Understanding the Different Types of Credit-Linked Notes

Credit-linked notes (CLNs) are innovative financial instruments that allow investors to gain exposure to credit risk in a structured manner. These notes offer investors an opportunity to earn returns linked to the performance of underlying credit assets, such as corporate bonds, loans or credit default swaps. This insight aims to explore the various types of credit-linked notes, highlighting their distinctive features and benefits.

Collateralized Debt Obligation (CDO) CLNs

Collateralized Debt Obligation CLNs are among the most common types of credit-linked notes. They are structured products that allow investors to get exposed to a portfolio of debt securities.
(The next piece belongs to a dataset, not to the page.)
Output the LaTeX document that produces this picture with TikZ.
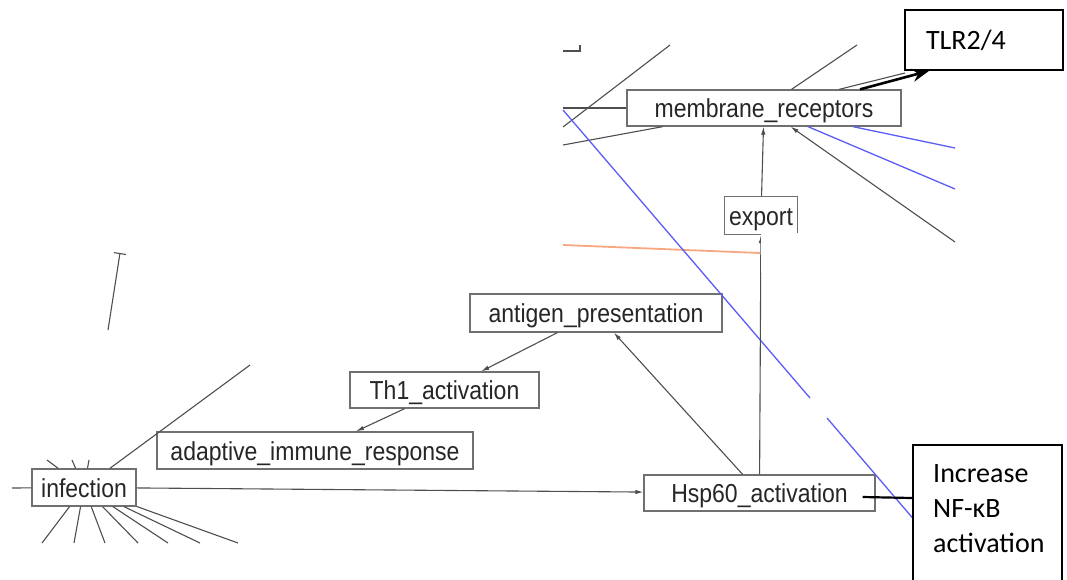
\documentclass[tikz,border=0pt]{standalone}
\usepackage{fontspec}
\usepackage{graphicx}
\newfontfamily\graphfont{Liberation Sans}
\newfontfamily\notefont{Carlito}
\usetikzlibrary{arrows.meta}
\definecolor{boxgray}{HTML}{707070}
\definecolor{edgegray}{HTML}{4E4E4E}
\definecolor{linkblue}{HTML}{5C5CF6}
\definecolor{linkorange}{HTML}{F8A880}
% narrow labels of the network view
\newcommand{\glabel}[1]{\scalebox{0.885}[1]{#1}}

\begin{document}
\begin{tikzpicture}[x=1pt,y=-1pt,>={Latex[length=8pt,width=4.5pt]},
    gnode/.style={draw=boxgray,line width=1.3pt,fill=white,inner sep=0pt,text=black!85,
      text height=19.5pt,text depth=0pt,font=\graphfont\fontsize{26}{29}\selectfont},
    edge/.style={draw=edgegray,line width=1.1pt},
    bluelink/.style={draw=linkblue,line width=1.3pt},
    note/.style={draw=black,line width=1.6pt,fill=white,inner sep=0pt},
    notetext/.style={inner sep=0pt,align=left,font=\notefont\fontsize{28}{35}\selectfont}]
  \useasboundingbox (0,0) rectangle (1067,579);
  \clip (0,0) rectangle (1067,579);

  % network nodes
  \node[gnode,minimum width=274pt,minimum height=36pt] (membrane) at (764,108) {\glabel{membrane\_receptors}};
  \node[gnode,minimum width=73pt,minimum height=38pt] (export) at (761,215.5) {\glabel{export}};
  \node[gnode,minimum width=252pt,minimum height=38pt] (antigen) at (596,313) {\glabel{antigen\_presentation}};
  \node[gnode,minimum width=189pt,minimum height=36pt] (th1) at (444.5,390) {\glabel{Th1\_activation}};
  \node[gnode,minimum width=316pt,minimum height=37pt] (adaptive) at (315,450.5) {\glabel{adaptive\_immune\_response}};
  \node[gnode,minimum width=104pt,minimum height=37pt] (infection) at (84,487.5) {\glabel{infection}};
  \node[gnode,minimum width=231pt,minimum height=36pt] (hsp) at (759.5,493) {\glabel{Hsp60\_activation}};

  % loose ends of cut edges
  \coordinate (mw) at (563,108);
  \coordinate (msw) at (563,145);
  \coordinate (mn) at (857,45);
  \coordinate (mtlr) at (905,73);
  \coordinate (mse) at (955,242);
  \coordinate (mb1) at (955,148);
  \coordinate (mb2) at (955,189);
  \coordinate (tfoot) at (108,330);
  \coordinate (ttop) at (120,253);

  % edges around membrane_receptors
  \draw[edge] (563,127) -- (670,45);
  \draw[edge] (563,51) -- (580,51) -- (580,45);
  \draw[edge] (membrane) -- (mw);
  \draw[edge] (membrane) -- (msw);
  \draw[edge] (membrane) -- (mn);
  \draw[edge] (membrane) -- (mtlr);
  \draw[edge,->] (mse) -- (membrane);
  \draw[bluelink] (membrane) -- (mb1);
  \draw[bluelink] (membrane) -- (mb2);
  \draw[edge,->] (export) -- (membrane);

  % long links crossing the view
  \draw[draw=linkorange,line width=1.8pt] (563,245) -- (760,253);
  \draw[bluelink] (563,110) -- (810,398);
  \draw[bluelink] (827,418) -- (940,550);

  % edges of the activation chain
  \draw[edge,->] (hsp) -- (export);
  \draw[edge,->] (hsp) -- (antigen);
  \draw[edge,->] (antigen) -- (th1);
  \draw[edge,->] (th1) -- (adaptive);
  \draw[edge,->] (infection) -- (hsp);

  % stubs out of infection
  \foreach \p in {(12,488),(47,460),(72,460),(89,460),(250,365),
      (42,543),(74,543),(105,543),(138,543),(168,543),(200,543),(238,543)}
    \draw[edge] (infection) -- \p;
  \draw[edge,-{Bar[width=12pt]}] (tfoot) -- (ttop);

  % blank patch below export
  \fill[white] (760.6,233) rectangle (880,273);

  % annotations
  \node[note,minimum width=158pt,minimum height=60pt,text width=116pt,inner xsep=21pt,
    align=left,font=\notefont\fontsize{28}{35}\selectfont] (tlr) at (984,40) {TLR2/4};
  \draw[line width=2.6pt,-{Stealth[length=17pt,width=13pt]}]
    ([xshift=96pt]membrane.north) -- ([xshift=25pt]tlr.south west);

  \node[note,anchor=north west,minimum width=149pt,minimum height=170pt] (nfkb) at (912,444) {};
  \node[notetext,anchor=north west] (nfkbtext) at (933,464) {Increase\\NF-κB\\activation};
  \draw[line width=2.2pt] ([xshift=-13pt,yshift=-4pt]hsp.east) -- ([yshift=-54pt]nfkb.north west);
\end{tikzpicture}
\end{document}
CDO CLNs are divided into tranches, each with a different level of risk and return. The repayment of principal and interest to investors is directly linked to the performance of the underlying collateral.

Recovery Rate CLNs

Recovery Rate CLNs offer investors exposure to the recovery rates of a specified portfolio of debt instruments. The recovery rate represents the percentage of the principal amount an investor would expect to recover in the event of a default. These notes can be structured in order to provide varying levels of risk and return based on the anticipated recovery rates of the underlying assets.

Synthetic CLNs

Synthetic CLNs are credit-linked notes that derive their value from credit derivatives, such as credit default swaps or total return swaps. These notes provide investors with exposure to the credit risk of a reference entity or portfolio without physically owning the underlying assets. Synthetic CLNs are often used for hedging purposes or to take a specific credit position.
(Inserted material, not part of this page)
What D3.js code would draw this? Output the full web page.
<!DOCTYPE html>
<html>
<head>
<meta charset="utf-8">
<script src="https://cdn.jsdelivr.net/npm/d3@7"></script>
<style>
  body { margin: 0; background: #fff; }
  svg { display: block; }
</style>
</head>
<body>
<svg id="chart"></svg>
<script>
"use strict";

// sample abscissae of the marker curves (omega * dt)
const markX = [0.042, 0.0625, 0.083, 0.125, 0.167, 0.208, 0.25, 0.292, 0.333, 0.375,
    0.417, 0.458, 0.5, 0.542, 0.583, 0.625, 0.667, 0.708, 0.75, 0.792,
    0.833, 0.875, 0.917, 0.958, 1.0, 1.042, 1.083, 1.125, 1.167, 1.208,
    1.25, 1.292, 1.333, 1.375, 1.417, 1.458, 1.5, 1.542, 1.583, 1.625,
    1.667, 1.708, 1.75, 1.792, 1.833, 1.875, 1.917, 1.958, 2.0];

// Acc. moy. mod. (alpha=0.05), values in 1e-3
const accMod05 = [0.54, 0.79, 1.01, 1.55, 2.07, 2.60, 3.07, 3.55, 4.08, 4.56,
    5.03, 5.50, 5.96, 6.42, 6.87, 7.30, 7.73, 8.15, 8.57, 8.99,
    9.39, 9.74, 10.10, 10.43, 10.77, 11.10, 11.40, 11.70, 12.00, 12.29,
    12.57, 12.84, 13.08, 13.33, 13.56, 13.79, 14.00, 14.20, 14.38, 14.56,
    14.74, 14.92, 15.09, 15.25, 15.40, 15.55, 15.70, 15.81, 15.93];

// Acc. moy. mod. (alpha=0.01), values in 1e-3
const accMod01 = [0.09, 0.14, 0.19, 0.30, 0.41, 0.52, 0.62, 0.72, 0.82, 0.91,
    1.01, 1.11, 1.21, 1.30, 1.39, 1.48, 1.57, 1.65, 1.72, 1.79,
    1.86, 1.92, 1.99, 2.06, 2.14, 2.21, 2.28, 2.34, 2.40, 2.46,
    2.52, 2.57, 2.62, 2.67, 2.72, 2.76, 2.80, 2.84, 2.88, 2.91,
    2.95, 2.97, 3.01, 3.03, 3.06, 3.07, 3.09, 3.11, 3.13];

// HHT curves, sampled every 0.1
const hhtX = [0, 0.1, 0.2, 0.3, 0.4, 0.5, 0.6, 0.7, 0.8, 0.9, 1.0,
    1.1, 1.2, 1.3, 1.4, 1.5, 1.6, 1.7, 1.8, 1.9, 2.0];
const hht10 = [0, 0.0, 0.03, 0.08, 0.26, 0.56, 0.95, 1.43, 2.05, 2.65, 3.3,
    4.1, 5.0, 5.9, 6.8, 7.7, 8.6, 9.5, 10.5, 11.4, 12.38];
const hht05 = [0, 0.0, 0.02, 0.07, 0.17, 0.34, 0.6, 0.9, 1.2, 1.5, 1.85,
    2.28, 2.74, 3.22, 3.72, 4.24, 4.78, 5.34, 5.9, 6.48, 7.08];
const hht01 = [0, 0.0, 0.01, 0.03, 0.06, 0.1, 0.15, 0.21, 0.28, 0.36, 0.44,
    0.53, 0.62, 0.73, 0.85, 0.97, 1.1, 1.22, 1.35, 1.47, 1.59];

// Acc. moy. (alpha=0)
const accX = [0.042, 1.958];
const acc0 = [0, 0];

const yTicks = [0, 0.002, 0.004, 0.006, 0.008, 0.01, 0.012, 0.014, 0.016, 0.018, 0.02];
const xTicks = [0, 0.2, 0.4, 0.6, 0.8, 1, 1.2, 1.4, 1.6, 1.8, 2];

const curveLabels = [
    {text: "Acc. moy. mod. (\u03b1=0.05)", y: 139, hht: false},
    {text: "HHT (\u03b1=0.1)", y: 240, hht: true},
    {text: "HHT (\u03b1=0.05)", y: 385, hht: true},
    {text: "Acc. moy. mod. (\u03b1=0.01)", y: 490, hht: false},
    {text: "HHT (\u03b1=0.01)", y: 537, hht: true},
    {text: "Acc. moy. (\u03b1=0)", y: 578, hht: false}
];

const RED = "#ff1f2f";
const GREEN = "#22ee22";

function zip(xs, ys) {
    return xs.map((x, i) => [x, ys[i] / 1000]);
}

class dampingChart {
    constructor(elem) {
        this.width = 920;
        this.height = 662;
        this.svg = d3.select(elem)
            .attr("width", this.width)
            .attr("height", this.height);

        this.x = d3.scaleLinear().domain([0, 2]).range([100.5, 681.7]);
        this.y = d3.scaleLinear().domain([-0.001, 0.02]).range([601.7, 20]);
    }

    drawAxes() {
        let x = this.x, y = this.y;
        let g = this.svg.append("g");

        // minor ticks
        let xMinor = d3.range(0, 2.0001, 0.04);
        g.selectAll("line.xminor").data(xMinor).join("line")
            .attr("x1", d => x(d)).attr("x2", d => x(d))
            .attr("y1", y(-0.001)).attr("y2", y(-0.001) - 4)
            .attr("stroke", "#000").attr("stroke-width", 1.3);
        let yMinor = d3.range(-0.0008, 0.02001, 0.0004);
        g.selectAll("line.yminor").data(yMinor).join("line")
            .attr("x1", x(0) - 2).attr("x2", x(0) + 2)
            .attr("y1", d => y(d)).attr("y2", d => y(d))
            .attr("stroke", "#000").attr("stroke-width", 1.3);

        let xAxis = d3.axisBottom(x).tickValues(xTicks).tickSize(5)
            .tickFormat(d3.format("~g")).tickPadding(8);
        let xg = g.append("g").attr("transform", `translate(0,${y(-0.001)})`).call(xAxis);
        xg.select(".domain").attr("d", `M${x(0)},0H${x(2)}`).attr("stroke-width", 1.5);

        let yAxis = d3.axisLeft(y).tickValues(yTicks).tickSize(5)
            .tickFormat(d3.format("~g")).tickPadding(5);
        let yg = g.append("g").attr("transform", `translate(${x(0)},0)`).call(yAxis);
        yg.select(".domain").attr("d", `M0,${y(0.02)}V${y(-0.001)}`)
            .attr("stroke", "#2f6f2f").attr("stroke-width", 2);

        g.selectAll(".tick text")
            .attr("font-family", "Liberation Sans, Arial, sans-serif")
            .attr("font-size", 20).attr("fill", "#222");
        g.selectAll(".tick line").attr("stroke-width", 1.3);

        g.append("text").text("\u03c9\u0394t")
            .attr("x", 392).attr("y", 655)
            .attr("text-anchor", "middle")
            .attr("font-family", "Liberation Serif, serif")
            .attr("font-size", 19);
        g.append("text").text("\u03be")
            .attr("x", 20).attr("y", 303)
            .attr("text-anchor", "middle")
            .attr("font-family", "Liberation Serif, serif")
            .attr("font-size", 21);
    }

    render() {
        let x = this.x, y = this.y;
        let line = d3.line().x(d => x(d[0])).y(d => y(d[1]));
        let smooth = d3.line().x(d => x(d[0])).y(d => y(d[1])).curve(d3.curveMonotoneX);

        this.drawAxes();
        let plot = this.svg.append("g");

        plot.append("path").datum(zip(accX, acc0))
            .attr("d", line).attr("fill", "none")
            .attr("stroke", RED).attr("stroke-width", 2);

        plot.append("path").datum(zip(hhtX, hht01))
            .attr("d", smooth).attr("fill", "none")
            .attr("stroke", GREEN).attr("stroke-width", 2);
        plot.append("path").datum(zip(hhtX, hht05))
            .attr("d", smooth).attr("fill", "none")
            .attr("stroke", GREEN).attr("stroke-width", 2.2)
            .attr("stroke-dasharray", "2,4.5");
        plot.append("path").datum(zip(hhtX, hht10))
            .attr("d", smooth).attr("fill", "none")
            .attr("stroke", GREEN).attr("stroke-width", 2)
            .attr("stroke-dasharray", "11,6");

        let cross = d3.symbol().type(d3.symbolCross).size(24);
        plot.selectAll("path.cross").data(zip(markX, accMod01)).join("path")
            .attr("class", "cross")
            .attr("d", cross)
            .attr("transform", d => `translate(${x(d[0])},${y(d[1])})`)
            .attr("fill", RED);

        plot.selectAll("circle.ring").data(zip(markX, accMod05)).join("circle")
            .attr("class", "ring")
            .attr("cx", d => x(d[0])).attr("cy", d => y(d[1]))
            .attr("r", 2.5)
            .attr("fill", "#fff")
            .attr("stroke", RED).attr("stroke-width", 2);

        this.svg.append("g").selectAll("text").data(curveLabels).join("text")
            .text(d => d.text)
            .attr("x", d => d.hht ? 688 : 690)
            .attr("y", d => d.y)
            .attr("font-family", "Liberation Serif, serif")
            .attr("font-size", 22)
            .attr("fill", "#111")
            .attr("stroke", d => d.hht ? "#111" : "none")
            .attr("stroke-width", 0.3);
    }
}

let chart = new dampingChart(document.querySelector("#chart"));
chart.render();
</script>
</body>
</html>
Constant Proportion Debt Obligation (CPDO) CLNs

Constant Proportion Debt Obligation CLNs are a specialized form of credit-linked notes. CPDO CLNs aim to provide investors with enhanced returns by using dynamic leverage. They are designed to be long-term investments with a fixed maturity. CPDO CLNs typically reference credit default swap indices and are subject to complex mechanisms to manage leverage and credit risk.

Principal-Protected CLNs

Principal-Protected CLNs are structured to provide investors with a minimum level of principal protection at maturity. These notes combine elements of credit-linked notes with capital protection features, making them attractive to risk-averse investors. Principal-Protected CLNs typically offer a lower potential return compared to traditional CLNs but provide a certain level of downside protection.
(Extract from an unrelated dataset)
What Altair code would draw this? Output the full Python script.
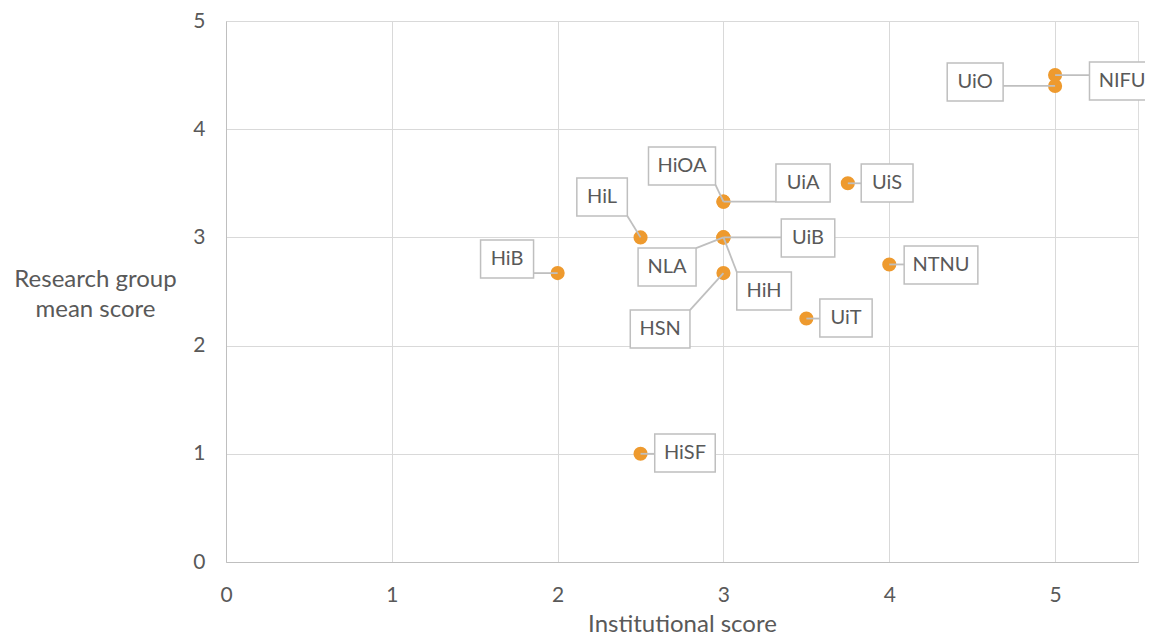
import altair as alt
import pandas as pd

# ---- data ----
names = ["HiB", "HiL", "HiSF", "HiOA", "UiA", "UiB", "NLA", "HiH", "HSN", "UiS", "UiT", "NTNU", "UiO", "NIFU"]
institutional = [2, 2.5, 2.5, 3, 3, 3, 3, 3, 3, 3.75, 3.5, 4, 5, 5]
research = [2.67, 3, 1, 3.33, 3.33, 3, 3, 3, 2.67, 3.5, 2.25, 2.75, 4.4, 4.5]

# label box centres (data units)
label_x = [1.695, 2.268, 2.768, 2.750, 3.480, 3.510, 2.660, 3.245, 2.618, 3.987, 3.739, 4.312, 4.518, 5.404]
label_y = [2.80, 3.373, 1.007, 3.660, 3.503, 2.994, 2.726, 2.505, 2.153, 3.503, 2.255, 2.745, 4.436, 4.445]

x_ticks = [0, 1, 2, 3, 4, 5]
y_ticks = [0, 1, 2, 3, 4, 5]

# ---- layout ----
W, H = 912, 541
X_MAX, Y_MAX = 5.5, 5.0
FONT = "Lato"
TEXT = "#595959"
GRID = "#D9D9D9"
BOX = "#BFBFBF"
ORANGE = "#EE9A2E"

char_w = {"H": 12.5, "i": 4.6, "O": 13.3, "A": 11.6, "U": 13.0, "S": 9.2, "L": 8.4,
          "B": 10.9, "N": 13.0, "T": 9.7, "F": 9.2, "I": 5.0}
px_x = X_MAX / W
px_y = Y_MAX / H

rows = []
for n, x, y, lx, ly in zip(names, institutional, research, label_x, label_y):
    w = sum(char_w.get(c, 10) for c in n) + 25
    hw = w / 2 * px_x
    hh = 19 * px_y
    x0, x1, y0, y1 = lx - hw, lx + hw, ly - hh, ly + hh
    ex = min(max(x, x0), x1)
    ey = min(max(y, y0), y1)
    rows.append(dict(name=n, x=x, y=y, lx=lx, ly=ly, x0=x0, x1=x1, y0=y0, y1=y1, ex=ex, ey=ey))
df = pd.DataFrame(rows)

xscale = alt.Scale(domain=[0, X_MAX], nice=False, zero=True)
yscale = alt.Scale(domain=[0, Y_MAX], nice=False, zero=True)

base = alt.Chart(df)

points = base.mark_circle(size=200, opacity=1, color=ORANGE).encode(
    x=alt.X("x:Q", scale=xscale, axis=alt.Axis(
        values=x_ticks, format="d", title="Institutional score", grid=True, gridColor=GRID,
        domainColor=BOX, ticks=False, labelPadding=22, labelFontSize=21, labelColor=TEXT,
        labelFont=FONT, labelFlush=False, titleFont=FONT, titleFontSize=24, titleColor=TEXT,
        titleFontWeight="normal", titleBaseline="alphabetic", titleY=69, titleX=W / 2)),
    y=alt.Y("y:Q", scale=yscale, axis=alt.Axis(
        values=y_ticks, format="d", title=["Research group", "mean score"], grid=True, gridColor=GRID,
        domainColor=BOX, ticks=False, labelPadding=21, labelFontSize=21, labelColor=TEXT,
        labelFont=FONT, labelFlush=False, titleFont=FONT, titleFontSize=24, titleColor=TEXT,
        titleFontWeight="normal", titleAngle=0, titleAlign="center",
        titleBaseline="alphabetic", titleX=-131, titleY=265, titleLineHeight=30)),
)

leaders = base.mark_rule(color=BOX, strokeWidth=1.8).encode(
    x=alt.X("x:Q", scale=xscale), y=alt.Y("y:Q", scale=yscale),
    x2="ex:Q", y2="ey:Q",
)

boxes = base.mark_rect(fill="white", stroke=BOX, strokeWidth=1.5).encode(
    x=alt.X("x0:Q", scale=xscale), x2="x1:Q",
    y=alt.Y("y0:Q", scale=yscale), y2="y1:Q",
)

labels = base.mark_text(font=FONT, fontSize=20, color=TEXT, align="center", baseline="middle").encode(
    x=alt.X("lx:Q", scale=xscale), y=alt.Y("ly:Q", scale=yscale), text="name:N",
)

chart = alt.layer(points, leaders, boxes, labels).properties(
    width=W, height=H,
    autosize=alt.AutoSizeParams(type="none"),
    padding={"left": 218, "top": 13, "right": 7, "bottom": 74},
).configure_view(stroke=None).configure(background="white")

chart.save("out.html", embed_options={"renderer": "svg", "actions": False})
Credit-Linked Notes with Contingent Capital Features

Credit-Linked Notes with contingent capital features are designed to provide additional capital to a financial institution in the event of a predefined trigger event, such as a deterioration in the institution’s financial health. These notes are often issued by banks and insurance companies to enhance their capital adequacy and resilience during challenging economic conditions.

Conclusion

Credit-linked notes offer investors a unique way to access credit risk and diversify their investment portfolios. From Collateralized Debt Obligation (CDO) CLNs to Synthetic CLNs, the various types of credit-linked notes address to different investment objectives and risk appetites. It is essential for investors to thoroughly understand the specific characteristics, risks, and potential returns associated with each type of CLN before making any investment decision.